South African connection

On 7 December 1989, Patrick Haseldine's letter "Finger of suspicion", which referred to David Pallister's article, was published:

"Exactly one year ago, you published my letter suggesting that Mrs Thatcher might have a blind spot as far as South African terrorism is concerned. Fourteen days after publication, Pan Am Flight 103 was blown out of the sky upon Lockerbie. Of the 270 victims, the most prominent person was the Swede Mr Bernt CarlssonUN Commissioner for Namibia – whose obituary appeared on page 29 of your December 23, 1988 edition.
"I cannot be the only puzzled observer of this tragedy to wonder why police attention did not immediately focus on a South African connection. The question to be put (probably to Mrs Thatcher) is: given the South African proclivity to using the diplomatic bag for conveying explosives and the likelihood that the bomb was loaded aboard the aircraft at Heathrow (vide David Pallister, The Guardian, November 9, 1989) why has it taken so long for the finger of suspicion to point towards South Africa?
"Were police inquiries into Lockerbie subject to any political guidance or imperatives?
Patrick Haseldine
(Address supplied) [8]

Awards

David Pallister was centrally involved as a personal libel defendant in the dénouement of Jonathan Aitken, causing Aitken to be convicted and jailed for perjury.

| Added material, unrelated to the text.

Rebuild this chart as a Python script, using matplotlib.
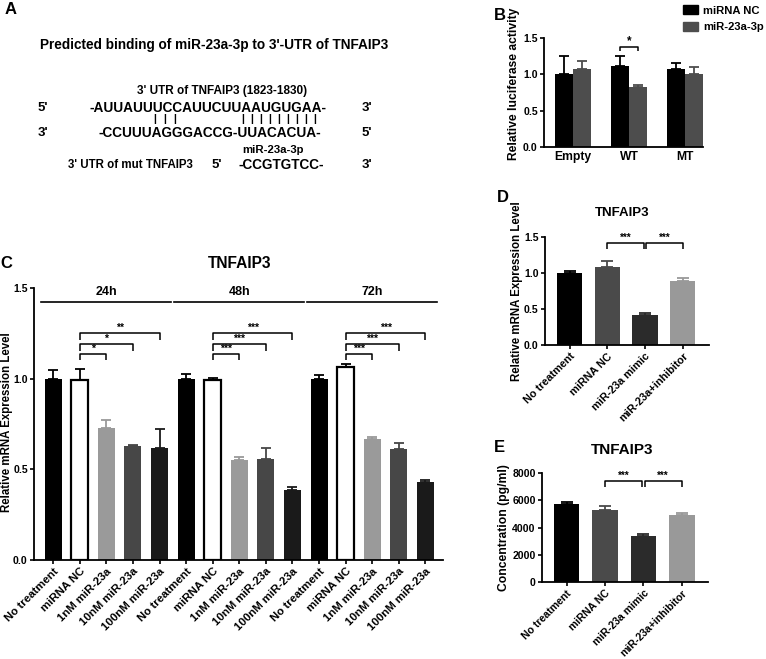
import matplotlib
matplotlib.use("Agg")
import matplotlib.pyplot as plt
import numpy as np
from matplotlib.patches import Patch

plt.rcParams['font.family'] = ['Liberation Sans', 'DejaVu Sans']
plt.rcParams['font.weight'] = 'bold'
plt.rcParams['axes.labelweight'] = 'bold'

W, H = 766, 659

# ---------------- data ----------------
# Panel B
b_groups = ["Empty", "WT", "MT"]
b_series = ["miRNA NC", "miR-23a-3p"]
b_nc = [1.00, 1.12, 1.07]
b_nc_err = [0.25, 0.13, 0.09]
b_mir = [1.07, 0.82, 1.01]
b_mir_err = [0.11, 0.03, 0.09]

# Panel C
c_labels = ["No treatment", "miRNA NC", "1nM miR-23a", "10nM miR-23a", "100nM miR-23a"] * 3
c_times = ["24h", "48h", "72h"]
c_values = [1.00, 0.99, 0.73, 0.63, 0.62,
            1.00, 0.99, 0.55, 0.555, 0.385,
            1.00, 1.065, 0.665, 0.61, 0.43]
c_errors = [0.05, 0.065, 0.04, 0.005, 0.105,
            0.025, 0.015, 0.02, 0.06, 0.015,
            0.02, 0.017, 0.013, 0.037, 0.012]
c_stars = [["*", "*", "**"], ["***", "***", "***"], ["***", "***", "***"]]

# Panel D
d_labels = ["No treatment", "miRNA NC", "miR-23a mimic", "miR-23a+inhibitor"]
d_values = [1.00, 1.085, 0.415, 0.89]
d_errors = [0.02, 0.085, 0.03, 0.04]

# Panel E
e_labels = ["No treatment", "miRNA NC", "miR-23a mimic", "miR-23a+inhibitor"]
e_values = [5700, 5300, 3400, 4950]
e_errors = [200, 290, 150, 80]

# ---------------- helpers ----------------
def fx(x):
    return x / W

def fy(y):
    return 1 - y / H

def rect(x0, x1, y0, y1):
    return [x0 / W, 1 - y1 / H, (x1 - x0) / W, (y1 - y0) / H]

def style_axes(ax, ls=7.6):
    for s in ["top", "right"]:
        ax.spines[s].set_visible(False)
    for s in ["left", "bottom"]:
        ax.spines[s].set_linewidth(1.3)
    ax.tick_params(width=1.2, length=3, labelsize=ls, direction="out", pad=1.5)
    for t in ax.get_yticklabels() + ax.get_xticklabels():
        t.set_fontweight("bold")

def bracket(ax, x1, x2, y, h, text, fs=7):
    ax.plot([x1, x1, x2, x2], [y - h, y, y, y - h], color="black", lw=1.1,
            clip_on=False, solid_capstyle="butt")
    ax.text((x1 + x2) / 2, y, text, ha="center", va="bottom", fontsize=fs,
            fontweight="bold", clip_on=False)

def bars_with_err(ax, x, vals, errs, colors, ecolors, width, edgecolors=None, lws=None, capsize=3.5):
    for i in range(len(vals)):
        ec = edgecolors[i] if edgecolors else colors[i]
        lw = lws[i] if lws else 0
        ax.bar(x[i], vals[i], width=width, color=colors[i], edgecolor=ec, linewidth=lw, zorder=2)
        ax.errorbar(x[i], vals[i], yerr=[[0], [errs[i]]], fmt="none", ecolor=ecolors[i],
                    elinewidth=1.3, capsize=capsize, capthick=1.3, zorder=1)

fig = plt.figure(figsize=(W / 100, H / 100), dpi=100)

# ---------------- Panel A (text) ----------------
fig.text(fx(5), fy(10), "A", fontsize=12, fontweight="bold", ha="left", va="center")
fig.text(fx(214), fy(45), "Predicted binding of miR-23a-3p to 3'-UTR of TNFAIP3",
         fontsize=9.8, fontweight="bold", ha="center", va="center")
fig.text(fx(222), fy(91), "3' UTR of TNFAIP3 (1823-1830)", fontsize=8.5,
         fontweight="bold", ha="center", va="center")
fig.text(fx(43), fy(108), "5'", fontsize=9.5, fontweight="bold", ha="center", va="center")
fig.text(fx(208), fy(108), "-AUUAUUUCCAUUCUUAAUGUGAA-", fontsize=9.8,
         fontweight="bold", ha="center", va="center")
fig.text(fx(367), fy(108), "3'", fontsize=9.5, fontweight="bold", ha="center", va="center")
for px in [155, 165, 175] + [243 + 9 * k for k in range(9)]:
    fig.text(fx(px), fy(119), "|", fontsize=7.5, fontweight="bold", ha="center", va="center")
fig.text(fx(43), fy(133), "3'", fontsize=9.5, fontweight="bold", ha="center", va="center")
fig.text(fx(210), fy(133), "-CCUUUAGGGACCG-UUACACUA-", fontsize=9.8,
         fontweight="bold", ha="center", va="center")
fig.text(fx(367), fy(133), "5'", fontsize=9.5, fontweight="bold", ha="center", va="center")
fig.text(fx(273), fy(150), "miR-23a-3p", fontsize=8.2, fontweight="bold", ha="center", va="center")
fig.text(fx(130), fy(165), "3' UTR of mut TNFAIP3", fontsize=8.3, fontweight="bold",
         ha="center", va="center")
fig.text(fx(217), fy(165), "5'", fontsize=9.5, fontweight="bold", ha="center", va="center")
fig.text(fx(281), fy(165), "-CCGTGTCC-", fontsize=9.8, fontweight="bold", ha="center", va="center")
fig.text(fx(367), fy(165), "3'", fontsize=9.5, fontweight="bold", ha="center", va="center")

# ---------------- Panel B ----------------
axB = fig.add_axes(rect(544, 703, 38, 147))
xb = np.arange(len(b_groups))
bw = 0.32
bars_with_err(axB, xb - bw / 2, b_nc, b_nc_err, ["black"] * 3, ["black"] * 3, bw)
bars_with_err(axB, xb + bw / 2, b_mir, b_mir_err, ["#4d4d4d"] * 3, ["#4d4d4d"] * 3, bw)
axB.set_xlim(-0.52, 2.32)
axB.set_ylim(0, 1.5)
axB.set_yticks([0, 0.5, 1.0, 1.5])
axB.set_yticklabels(["0.0", "0.5", "1.0", "1.5"])
axB.set_xticks(xb)
axB.set_xticklabels(b_groups)
axB.set_ylabel("Relative luciferase activity", fontsize=8.7, fontweight="bold")
axB.yaxis.set_label_coords((520 - 544) / 159, 0.58)
style_axes(axB)
axB.tick_params(axis="x", length=0, labelsize=8.7, pad=3)
bracket(axB, 1 - bw / 2, 1 + bw / 2, 1.38, 0.06, "*", fs=8.5)
legB = axB.legend(handles=[Patch(color="black", label=b_series[0]),
                           Patch(color="#4d4d4d", label=b_series[1])],
                  loc="upper left", bbox_to_anchor=(fx(683), fy(5)),
                  bbox_transform=fig.transFigure, frameon=False, fontsize=8.1,
                  handlelength=1.3, handleheight=0.9, handletextpad=0.5, labelspacing=0.55,
                  borderaxespad=0, borderpad=0)
fig.text(fx(500), fy(15), "B", fontsize=12, fontweight="bold", ha="center", va="center")

# ---------------- Panel C ----------------
axC = fig.add_axes(rect(34, 443, 288, 560))
xc = np.arange(len(c_values))
pat_col = ["black", "white", "#9a9a9a", "#474747", "#1a1a1a"]
pat_ecol = ["black", "black", "#9a9a9a", "#474747", "#1a1a1a"]
pat_lw = [0, 1.6, 0, 0, 0]
colsC = pat_col * 3
ecolsC = pat_ecol * 3
lwsC = pat_lw * 3
bars_with_err(axC, xc, c_values, c_errors, colsC, ecolsC, 0.64,
              edgecolors=ecolsC, lws=lwsC, capsize=3.8)
axC.set_xlim(-0.72, 14.66)
axC.set_ylim(0, 1.5)
axC.set_yticks([0, 0.5, 1.0, 1.5])
axC.set_yticklabels(["0.0", "0.5", "1.0", "1.5"])
axC.set_xticks(xc)
axC.set_xticklabels(c_labels, rotation=45, ha="right", rotation_mode="anchor")
axC.set_ylabel("Relative mRNA Expression Level", fontsize=8.3, fontweight="bold")
axC.yaxis.set_label_coords((13 - 34) / 409, 0.507)
style_axes(axC)
axC.tick_params(axis="x", labelsize=8.2)
for g, t in enumerate(c_times):
    s = g * 5
    axC.plot([s - 0.45, s + 4.45], [1.423, 1.423], color="black", lw=1.2, clip_on=False)
    axC.text(s + 2, 1.478, t, ha="center", va="center", fontsize=9, fontweight="bold")
    for k, y in enumerate([1.136, 1.19, 1.25]):
        bracket(axC, s + 1, s + 2 + k, y, 0.035, c_stars[g][k], fs=7.5)
fig.text(fx(240), fy(264), "TNFAIP3", fontsize=11.2, fontweight="bold", ha="center", va="center")
fig.text(fx(6), fy(264), "C", fontsize=12, fontweight="bold", ha="center", va="center")

# ---------------- Panel D ----------------
axD = fig.add_axes(rect(545, 709, 236.7, 345))
xd = np.arange(len(d_values))
colsD = ["black", "#4a4a4a", "#2b2b2b", "#999999"]
bars_with_err(axD, xd, d_values, d_errors, colsD, colsD, 0.67, capsize=4)
axD.set_xlim(-0.65, 3.7)
axD.set_ylim(0, 1.5)
axD.set_yticks([0, 0.5, 1.0, 1.5])
axD.set_yticklabels(["0.0", "0.5", "1.0", "1.5"])
axD.set_xticks(xd)
axD.set_xticklabels(d_labels, rotation=45, ha="right", rotation_mode="anchor")
axD.set_ylabel("Relative mRNA Expression Level", fontsize=8.3, fontweight="bold")
axD.yaxis.set_label_coords((523 - 545) / 164, 0.5)
style_axes(axD)
axD.tick_params(axis="x", labelsize=7.8)
bracket(axD, 1, 1.97, 1.417, 0.09, "***")
bracket(axD, 2.03, 3, 1.417, 0.09, "***")
fig.text(fx(622), fy(213), "TNFAIP3", fontsize=9.5, fontweight="bold", ha="center", va="center")
fig.text(fx(503), fy(198), "D", fontsize=12, fontweight="bold", ha="center", va="center")

# ---------------- Panel E ----------------
axE = fig.add_axes(rect(542, 708, 473, 582))
xe = np.arange(len(e_values))
bars_with_err(axE, xe, e_values, e_errors, colsD, colsD, 0.67, capsize=4)
axE.set_xlim(-0.64, 3.68)
axE.set_ylim(0, 8000)
axE.set_yticks([0, 2000, 4000, 6000, 8000])
axE.set_xticks(xe)
axE.set_xticklabels(e_labels, rotation=45, ha="right", rotation_mode="anchor")
axE.set_ylabel("Concentration (pg/ml)", fontsize=8.7, fontweight="bold")
axE.yaxis.set_label_coords((510 - 542) / 166, 0.5)
style_axes(axE)
axE.tick_params(axis="x", labelsize=7.6)
bracket(axE, 1, 1.97, 7430, 480, "***")
bracket(axE, 2.03, 3, 7430, 480, "***")
fig.text(fx(622), fy(450), "TNFAIP3", fontsize=11, fontweight="bold", ha="center", va="center")
fig.text(fx(499), fy(448), "E", fontsize=12, fontweight="bold", ha="center", va="center")

fig.savefig("out.png", dpi=100, facecolor="white")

He was a Guardian team member at the British Press Awards for the Neil Hamilton affair (1997) and the Aitken case (1998). He won a 'Project Censored' award[9] from Sonoma State University (2002, with Greg Palast) on the failure of the FBI to investigate the Bin Laden family. In 1999 his reporting of the Stephen Lawrence case was shortlisted for a Commission for Racial Equality media award.

Bibliography

David Pallister is the author (with Sarah Stewart and Ian Lepper) of "South Africa Inc.: The Oppenheimer Empire" (Simon & Schuster, 1987).[10] He helped Gerry Conlon of the Guildford Four with his autobiography, "Proved Innocent" (Hamish Hamilton, 1990).[11] With Luke Harding and David Leigh, he was co-author of "The Liar: The Fall of Jonathan Aitken" (Penguin, 1997).[12]